Faits et procédure. Une commune estimait avoir été privée d’une action en responsabilité décennale contre les sociétés en charge des travaux de restructuration de sa gare routière en raison de la faute commise par un cabinet d’avocat. Au soutien de ses prétentions, la commune expose que l’action en garantie décennale dont elle disposait à l’encontre de ses débiteurs s'est prescrite pendant l’exécution du mandat du cabinet. Elle considère que les défendeurs ont manqué à leur devoir de diligence en n'effectuant pas les démarches nécessaires à l'interruption du délai de prescription, alors même qu'ils avaient connaissance de l'existence d'erreurs commises lors de la conception et de l'exécution des travaux et de l'évaluation financière des travaux de réparation et de remise en état de la gare routière dès 2007, éléments qui auraient pu servir de fondement à l'introduction d'une action en justice.
Réponse du tribunal sur la faute des avocats. Le tribunal rappelle que, sous l'empire du droit positif en vigueur pendant le cours de l'expertise dont ils étaient chargés, les avocats tenus d'une obligation de compétence envers leur cliente quand bien même celle-ci disposerait d'un service juridique, fait qui ne décharge pas l'avocat, ne pouvaient ignorer que le délai pour agir en garantie décennale de la commune n'était pas, par principe, suspendu pendant les opérations d'expertise. Étant, en outre, relevé que, dès la réunion d'expertise du 22 mai 2007, l'expert avait désigné les erreurs commises au stade de la conception puis de l'exécution, et par ailleurs, obtenu de son sapiteur une évaluation financière des travaux de réparation et de remise en état de la gare communiquée aux parties dès le 20 août 2007, il appartenait aux défendeurs, a minima en vertu de leur devoir d'information et de conseil, d'informer la commune sur le cours du délai de prescription et la nécessité d'interrompre celui-ci par une assignation, et, plus sûrement compte tenu du périmètre du mandat confié et de l'absence de tout autre conseil pour l'assister, de délivrer eux-mêmes un acte interruptif de prescription.

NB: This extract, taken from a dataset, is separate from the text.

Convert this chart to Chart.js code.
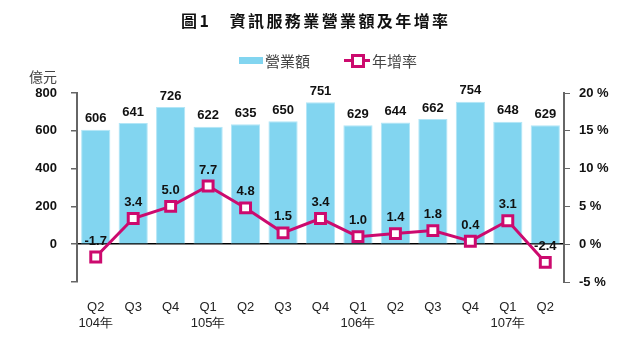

Dès lors, pour le tribunal, les avocats ont manqué à leur obligation de compétence et de diligence en négligeant de saisir, en temps utile soit avant l'expiration du délai de prescription, la juridiction compétente d'une instance interruptive au nom de leur cliente, et, à supposer le mandat confié restreint au suivi de l'expertise, les défendeurs ont failli à leur obligation de conseil en n'établissant pas avoir averti la commune de la nécessité de saisir, en temps utile, un autre conseil pour engager une action dans le délai.
Le tribunal déclare recevable l'action en responsabilité à l'encontre des avocats.